For now, it does look like the final issue size will not be a multiple of the Paytm issue size, although the LIC IPO will still be the largest IPO in the history of Indian primary markets. This revised pricing, valuation and issue size was based on the feedback received from the road shows.

One of the advantages of the government being more reasonable in pricing the IPO of LIC is that it would leave something on the table for the investors. That will ensure that the government does not repeat the mistakes of the two general insurance IPOs in 2017.

At that time, the government had been too aggressive in pricing the IPO resulting in both the IPOs still quoting at a deep discount to issue price. That situation needs to be avoided.

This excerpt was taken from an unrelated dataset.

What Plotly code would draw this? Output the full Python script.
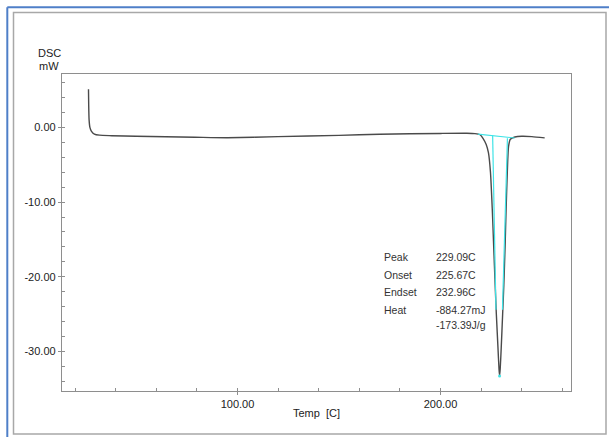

Out of the total issue size, the reservation of 5% for the employees of LIC and 10% for the policyholders of LIC will continue as before. The allocation will be the normal allocation of 50% to QIBs, 35% to retail and 15% to NIIs.

The LIC IPO will be counting largely on retail support, thanks to its massive army of registered policyholders and its huge network of LIC agents spread across the length and breadth of India. 

The tempering of valuation had to happen in the current risk-off market. However, it is appreciable that the government has decided to go ahead with the issue, despite the risk of lower valuations and lower sums raised.

Hence a rationalization of the issue price and valuations was always on the cards. Going ahead with the LIC IPO, not only helps the government to get done with it, but also can trigger an IPO revival in primary markets.